I have been following the just ended fund raising campaign embarked on by an Accra based private FM station for a kidney unit for one of our hospitals. Throughout the campaign period, I have admired the radio station, Peace FM and its ace presenter, Kwame Sefa-Kayi for the passion and professionalism they brought to bear on the appeal for funds and for which reason, no doubt, donors were moved to make some commitments towards the realization of their target.
As at last week, the appeal for funds had hit a colossal sum of GHC300, 000. The amazing love shown by the radio station for Ghana for which reason it took up the challenge to raise the funds for the project is commendable. But even more overwhelming is the love individual Ghanaians home and abroad and corporate institutions have exhibited for their motherland as they helped the Christian Council of Ghana to accomplish a dream for the hospital using the Peace FM platform.

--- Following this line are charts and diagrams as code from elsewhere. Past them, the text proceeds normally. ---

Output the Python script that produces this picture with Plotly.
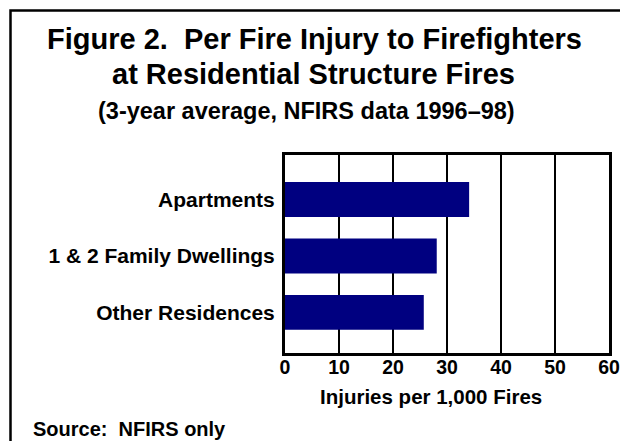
import plotly.graph_objects as go

categories = ["Other Residences", "1 & 2 Family Dwellings", "Apartments"]
values = [25.7, 28.1, 34.1]
x_ticks = [0, 10, 20, 30, 40, 50, 60]

title_line1 = "Figure 2.  Per Fire Injury to Firefighters"
title_line2 = "at Residential Structure Fires"
subtitle = "(3-year average, NFIRS data 1996–98)"
x_title = "Injuries per 1,000 Fires"
source = "Source:  NFIRS only"

W, H = 620, 441
L, R, T, B = 285, 11, 155, 88
pw, ph = W - L - R, H - T - B


def px(x):
    return (x - L) / pw


def py(y):
    return (H - B - y) / ph


FONT = "Liberation Sans, Arial, sans-serif"

fig = go.Figure(go.Bar(
    y=categories, x=values, orientation="h",
    marker=dict(color="#000080", line=dict(width=0)),
    width=0.62,
))

fig.update_layout(
    width=W, height=H, autosize=False,
    margin=dict(l=L, r=R, t=T, b=B, autoexpand=False),
    paper_bgcolor="white", plot_bgcolor="white",
    showlegend=False,
    font=dict(family=FONT, color="black", weight="bold"),
    xaxis=dict(
        range=[0, 60], tickvals=x_ticks, ticktext=[str(v) for v in x_ticks],
        showgrid=True, gridcolor="black", gridwidth=2, automargin=False,
        zeroline=False, showline=True, linecolor="black", linewidth=3,
        mirror=True, ticks="", tickfont=dict(size=19.5, family=FONT, weight="bold"),
        ticklabelstandoff=-5,
    ),
    yaxis=dict(
        categoryorder="array", categoryarray=categories, automargin=False,
        range=[-0.72, 2.79], showgrid=False, zeroline=False,
        showline=True, linecolor="black", linewidth=3, mirror=True,
        ticks="", tickfont=dict(size=21, family=FONT, weight="bold"),
        ticklabelstandoff=3,
    ),
    shapes=[dict(
        type="path", xref="paper", yref="paper",
        path=f"M {px(10.5)} {py(450)} L {px(10.5)} {py(10.5)} L {px(630)} {py(10.5)}",
        line=dict(color="black", width=2.5),
    )],
    annotations=[
        dict(text=title_line1, x=px(314.5), y=py(39), xref="paper", yref="paper",
             showarrow=False, font=dict(size=29, weight="bold"), xanchor="center", yanchor="middle"),
        dict(text=title_line2, x=px(313), y=py(73.5), xref="paper", yref="paper",
             showarrow=False, font=dict(size=29, weight="bold"), xanchor="center", yanchor="middle"),
        dict(text=subtitle, x=px(306.5), y=py(111), xref="paper", yref="paper",
             showarrow=False, font=dict(size=23.5, weight="bold"), xanchor="center", yanchor="middle"),
        dict(text=x_title, x=px(431), y=py(396.5), xref="paper", yref="paper",
             showarrow=False, font=dict(size=20.5, weight="bold"), xanchor="center", yanchor="middle"),
        dict(text=source, x=px(31), y=py(429), xref="paper", yref="paper",
             showarrow=False, font=dict(size=20, weight="bold"), xanchor="left", yanchor="middle"),
    ],
)

fig.write_html("out.html", config={"displayModeBar": False},
               post_script="document.body.style.margin='0';document.body.style.overflow='hidden';")
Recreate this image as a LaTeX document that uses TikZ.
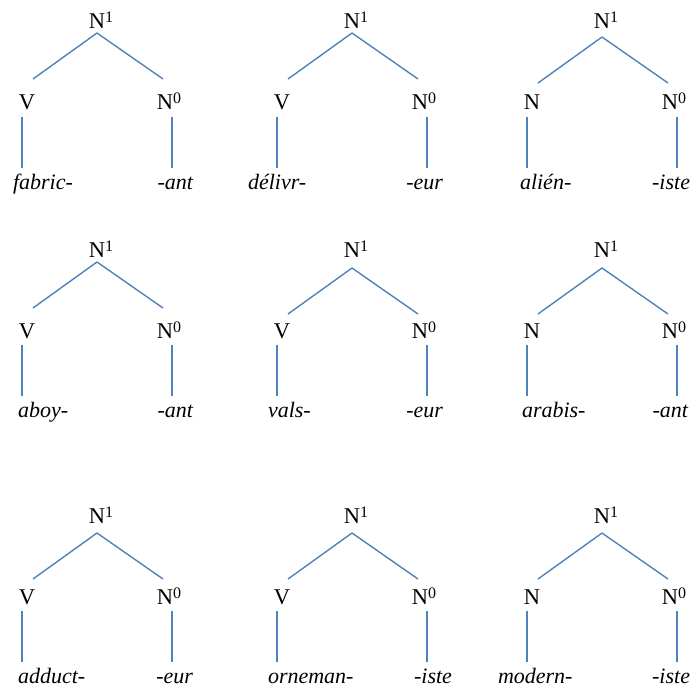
\documentclass[tikz,border=0pt]{standalone}
\usepackage{fontspec}
\setmainfont{Liberation Serif}
\definecolor{branch}{RGB}{79,129,189}
\newcommand\mysup[1]{\rlap{\raisebox{6pt}{\fontsize{16}{16}\selectfont #1}}}
\tikzset{
  cat/.style={anchor=base,inner sep=0pt,outer sep=0pt,font=\fontsize{22.5}{26}\selectfont},
  wrd/.style={inner sep=0pt,outer sep=0pt,text height=21pt,text depth=5pt,font=\fontsize{22}{26}\selectfont\itshape},
  br/.style={draw=branch,line width=1.4pt}
}
% #1 id, #2 dx, #3 dy, #4 left category, #5 left word, #6 left word x,
% #7 right word, #8 right word east x, #9 branch offset
\newcommand\ptree[9]{%
  \begin{scope}[shift={(#2,#3)}]
    \node[cat] (#1) at (97,29) {N\mysup{1}};
    \node[cat] (#1l) at (27,110) {#4};
    \node[cat] (#1r) at (165,110) {N\mysup{0}};
  \end{scope}
  \node[wrd,anchor=base west] (#1lw) at (#6,189+#3) {#5};
  \node[wrd,anchor=base east] (#1rw) at (#8,189+#3) {#7};
  \draw[br] ([yshift=-4pt-#9pt]#1.base) -- ([xshift=6pt,yshift=31pt-#9pt]#1l.base);
  \draw[br] ([yshift=-4pt-#9pt]#1.base) -- ([xshift=-2pt,yshift=31pt-#9pt]#1r.base);
  \draw[br] ([xshift=-5pt,yshift=-7pt]#1l.base) -- ([xshift=-5pt]#1l.base |- #1lw.north);
  \draw[br] ([xshift=7pt,yshift=-7pt]#1r.base) -- ([xshift=7pt]#1r.base |- #1rw.north);
}
\begin{document}
\begin{tikzpicture}[x=1pt,y=-1pt]
\useasboundingbox (0,0) rectangle (692,690);
\ptree{a}{0}{0}{V}{fabric-}{13}{-ant}{193}{0}
\ptree{b}{255}{0}{V}{délivr-}{248}{-eur}{443}{0}
\ptree{c}{505}{0}{N}{alién-}{520}{-iste}{690}{4}
\ptree{d}{0}{228}{V}{aboy-}{18}{-ant}{193}{1}
\ptree{e}{255}{228}{V}{vals-}{268}{-eur}{443}{7}
\ptree{f}{505}{228}{N}{arabis-}{522}{-ant}{688}{7}
\ptree{g}{0}{494}{V}{adduct-}{18}{-eur}{193}{6}
\ptree{h}{255}{494}{V}{orneman-}{268}{-iste}{452}{6}
\ptree{i}{505}{494}{N}{modern-}{498}{-iste}{690}{6}
\end{tikzpicture}
\end{document}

Such gestures for Ghana are commendable.
As the appeal for funds was brought to a closure last week, and realizing its huge success, I wondered why we do not use our airwaves for such worthy causes of national appeal rather than projecting valuable airtime on endless unproductive agenda.
Admittedly, Joy FM, another private radio station has been a great champion of some needs in the country. For example, they have shown consistent love for Ghana when it comes to using their platform to teach lessons in philanthropy. Their commitment to feeding the needy through their Easter Soup Kitchen programme is another feat for Ghana.
Though well received and something the beneficiaries look forward to each year, the FM station could use its clout to get something monumental going for Ghana be it in the priority areas of water, health and sanitation. Already, they have the goodwill of Ghanaians looking at the sponsorship patronage for their Easter Soup Kitchen for example.
On individual basis however, many of us would be found wanting if we were to give testimonies as to what we have done or plan to do for Ghana in return for what Ghana has done for us. Do we acknowledge Ghana, our motherland by our deeds?
The National Women’s Aglow certainly I know would not be found wanting. Their leadership and individual members are passionate about the good of Ghana through collective prayers. I have always been moved by their communal efforts to intercede for Ghana and last Saturday’s event was another accomplishment. The initiative of the women is commendable.
There is certainly a role or something that each one of us, in our small ways can play or do for Ghana, one only has to look around and simple examples of what one can do abound. They certainly need not be breakthroughs. Perhaps one way to go about it is to list all the areas in our society where lawlessness has overtaken normalcy. We can also look at the filth that has engulfed us. The list in these two areas alone will offer one enough voluntary assignments for and on behalf of Ghana.
For those who carelessly knock down traffic lights, those who throw away litter indiscriminately, the landlord who has refused to provide his tenants with toilet facilities, the teacher who constantly absent himself or herself from school and doing other businesses on the sidelines, have you stopped to think how Ghana would be a better place if you did your bit?
For the public servant who arrives late for work or spend state paid time and resources doing private business, or the officer who takes an envelope here or there to buy roasted plantain is not hurting Ghana, the official who travels abroad on state funding and returns with no learning to help correct backwardness in our system, what can you do differently for Ghana, a nation that has so much potential to be Africa’s Singapore. Let us ask ourselves on daily basis, “What have I done for Ghana”?